## Exercise description
Provide an exact copy of the data, excluding the images.

◆ ◆ ◆ ◆ ◆

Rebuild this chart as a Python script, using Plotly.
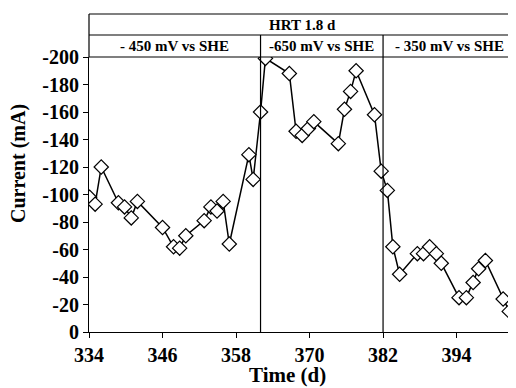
import plotly.graph_objects as go

days = [334.1, 335.0, 336.0, 338.8, 339.8, 340.9, 341.9, 346.0, 347.8, 348.8,
        349.8, 352.8, 353.9, 354.9, 355.9, 356.9, 360.1, 360.8, 362.0, 362.8,
        366.7, 367.8, 368.8, 369.8, 370.7, 374.7, 375.7, 376.7, 377.6, 380.6,
        381.7, 382.7, 383.6, 384.7, 387.6, 388.6, 389.6, 390.7, 391.5, 394.4,
        395.6, 396.7, 397.6, 398.7, 401.6, 402.6, 403.7]
current = [-98, -93, -120, -94, -91, -83, -95, -76, -62, -61,
           -70, -81, -91, -88, -95, -64, -129, -111, -160, -199,
           -188, -146, -143, -148, -153, -137, -162, -175, -190, -158,
           -117, -103, -62, -42, -57, -57, -62, -57, -50, -25,
           -25, -36, -46, -52, -24, -15, -9]

x_ticks = [334, 346, 358, 370, 382, 394]
y_ticks = [0, -20, -40, -60, -80, -100, -120, -140, -160, -180, -200]
y_tick_text = ["0", "-20", "-40", "-60", "-80", "-100", "-120", "-140", "-160", "-180", "-200"]

phase_bounds = [334, 362, 382, 403.7]
phase_labels = ["- 450 mV vs SHE", "-650 mV vs SHE", "- 350 mV vs SHE"]
header = "HRT 1.8 d"

FONT = "Liberation Serif, Times New Roman, serif"
BOLD = dict(family=FONT, color="black", weight="bold")

fig = go.Figure()
fig.add_trace(go.Scatter(
    x=days, y=current, mode="lines+markers",
    line=dict(color="black", width=1.5),
    marker=dict(symbol="diamond", size=11, color="white",
                line=dict(color="black", width=1.2)),
    cliponaxis=True, showlegend=False,
))

LW = 1.2
shapes = []
for xb in phase_bounds[1:3]:
    shapes.append(dict(type="line", xref="x", yref="paper", x0=xb, x1=xb,
                       y0=0, y1=1.08, line=dict(color="black", width=LW)))
for yy in [1.0, 1.08, 1.1564]:
    shapes.append(dict(type="line", xref="paper", yref="paper", x0=0, x1=1,
                       y0=yy, y1=yy, line=dict(color="black", width=LW)))
shapes.append(dict(type="line", xref="paper", yref="paper", x0=0, x1=0,
                   y0=1.0, y1=1.1564, line=dict(color="black", width=LW)))

annotations = [dict(text=header, xref="paper", yref="paper", x=0.5, y=1.118,
                    xanchor="center", yanchor="middle", showarrow=False,
                    font=dict(size=15, **BOLD))]
for i, lab in enumerate(phase_labels):
    annotations.append(dict(text=lab, xref="x", yref="paper",
                            x=(phase_bounds[i] + phase_bounds[i + 1]) / 2, y=1.04,
                            xanchor="center", yanchor="middle", showarrow=False,
                            font=dict(size=15, **BOLD)))
annotations.append(dict(text="Time (d)", xref="paper", yref="paper", x=0.465, y=-0.158,
                        xanchor="center", yanchor="middle", showarrow=False,
                        font=dict(size=21, **BOLD)))
annotations.append(dict(text="Current (mA)", xref="paper", yref="paper", x=-0.165, y=0.613,
                        xanchor="center", yanchor="middle", textangle=-90, showarrow=False,
                        font=dict(size=20, **BOLD)))

fig.update_layout(
    width=508, height=380,
    margin=dict(l=81, r=0, t=49, b=56),
    paper_bgcolor="white", plot_bgcolor="white",
    shapes=shapes, annotations=annotations,
    xaxis=dict(range=[334, 403.7], tickvals=x_ticks, ticktext=[str(v) for v in x_ticks],
               showgrid=False, zeroline=False, showline=True, linecolor="black", linewidth=LW,
               ticks="outside", ticklen=5, tickcolor="black", tickwidth=1,
               tickfont=dict(size=20, **BOLD)),
    yaxis=dict(range=[0, -200], tickvals=y_ticks, ticktext=y_tick_text,
               ticksuffix="\u00a0\u00a0",
               showgrid=False, zeroline=False, showline=True, linecolor="black", linewidth=LW,
               ticks="outside", ticklen=5, tickcolor="black", tickwidth=1,
               tickfont=dict(size=20, **BOLD)),
)

fig.write_html("out.html")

◆ ◆ ◆ ◆ ◆

## Result for this exercise
Rebuild this chart as a Python script, using Plotly.
import plotly.graph_objects as go

days = [334.1, 335.0, 336.0, 338.8, 339.8, 340.9, 341.9, 346.0, 347.8, 348.8,
        349.8, 352.8, 353.9, 354.9, 355.9, 356.9, 360.1, 360.8, 362.0, 362.8,
        366.7, 367.8, 368.8, 369.8, 370.7, 374.7, 375.7, 376.7, 377.6, 380.6,
        381.7, 382.7, 383.6, 384.7, 387.6, 388.6, 389.6, 390.7, 391.5, 394.4,
        395.6, 396.7, 397.6, 398.7, 401.6, 402.6, 403.7]
current = [-98, -93, -120, -94, -91, -83, -95, -76, -62, -61,
           -70, -81, -91, -88, -95, -64, -129, -111, -160, -199,
           -188, -146, -143, -148, -153, -137, -162, -175, -190, -158,
           -117, -103, -62, -42, -57, -57, -62, -57, -50, -25,
           -25, -36, -46, -52, -24, -15, -9]

x_ticks = [334, 346, 358, 370, 382, 394]
y_ticks = [0, -20, -40, -60, -80, -100, -120, -140, -160, -180, -200]
y_tick_text = ["0", "-20", "-40", "-60", "-80", "-100", "-120", "-140", "-160", "-180", "-200"]

phase_bounds = [334, 362, 382, 403.7]
phase_labels = ["- 450 mV vs SHE", "-650 mV vs SHE", "- 350 mV vs SHE"]
header = "HRT 1.8 d"

FONT = "Liberation Serif, Times New Roman, serif"
BOLD = dict(family=FONT, color="black", weight="bold")

fig = go.Figure()
fig.add_trace(go.Scatter(
    x=days, y=current, mode="lines+markers",
    line=dict(color="black", width=1.5),
    marker=dict(symbol="diamond", size=11, color="white",
                line=dict(color="black", width=1.2)),
    cliponaxis=True, showlegend=False,
))

LW = 1.2
shapes = []
for xb in phase_bounds[1:3]:
    shapes.append(dict(type="line", xref="x", yref="paper", x0=xb, x1=xb,
                       y0=0, y1=1.08, line=dict(color="black", width=LW)))
for yy in [1.0, 1.08, 1.1564]:
    shapes.append(dict(type="line", xref="paper", yref="paper", x0=0, x1=1,
                       y0=yy, y1=yy, line=dict(color="black", width=LW)))
shapes.append(dict(type="line", xref="paper", yref="paper", x0=0, x1=0,
                   y0=1.0, y1=1.1564, line=dict(color="black", width=LW)))

annotations = [dict(text=header, xref="paper", yref="paper", x=0.5, y=1.118,
                    xanchor="center", yanchor="middle", showarrow=False,
                    font=dict(size=15, **BOLD))]
for i, lab in enumerate(phase_labels):
    annotations.append(dict(text=lab, xref="x", yref="paper",
                            x=(phase_bounds[i] + phase_bounds[i + 1]) / 2, y=1.04,
                            xanchor="center", yanchor="middle", showarrow=False,
                            font=dict(size=15, **BOLD)))
annotations.append(dict(text="Time (d)", xref="paper", yref="paper", x=0.465, y=-0.158,
                        xanchor="center", yanchor="middle", showarrow=False,
                        font=dict(size=21, **BOLD)))
annotations.append(dict(text="Current (mA)", xref="paper", yref="paper", x=-0.165, y=0.613,
                        xanchor="center", yanchor="middle", textangle=-90, showarrow=False,
                        font=dict(size=20, **BOLD)))

fig.update_layout(
    width=508, height=380,
    margin=dict(l=81, r=0, t=49, b=56),
    paper_bgcolor="white", plot_bgcolor="white",
    shapes=shapes, annotations=annotations,
    xaxis=dict(range=[334, 403.7], tickvals=x_ticks, ticktext=[str(v) for v in x_ticks],
               showgrid=False, zeroline=False, showline=True, linecolor="black", linewidth=LW,
               ticks="outside", ticklen=5, tickcolor="black", tickwidth=1,
               tickfont=dict(size=20, **BOLD)),
    yaxis=dict(range=[0, -200], tickvals=y_ticks, ticktext=y_tick_text,
               ticksuffix="\u00a0\u00a0",
               showgrid=False, zeroline=False, showline=True, linecolor="black", linewidth=LW,
               ticks="outside", ticklen=5, tickcolor="black", tickwidth=1,
               tickfont=dict(size=20, **BOLD)),
)

fig.write_html("out.html")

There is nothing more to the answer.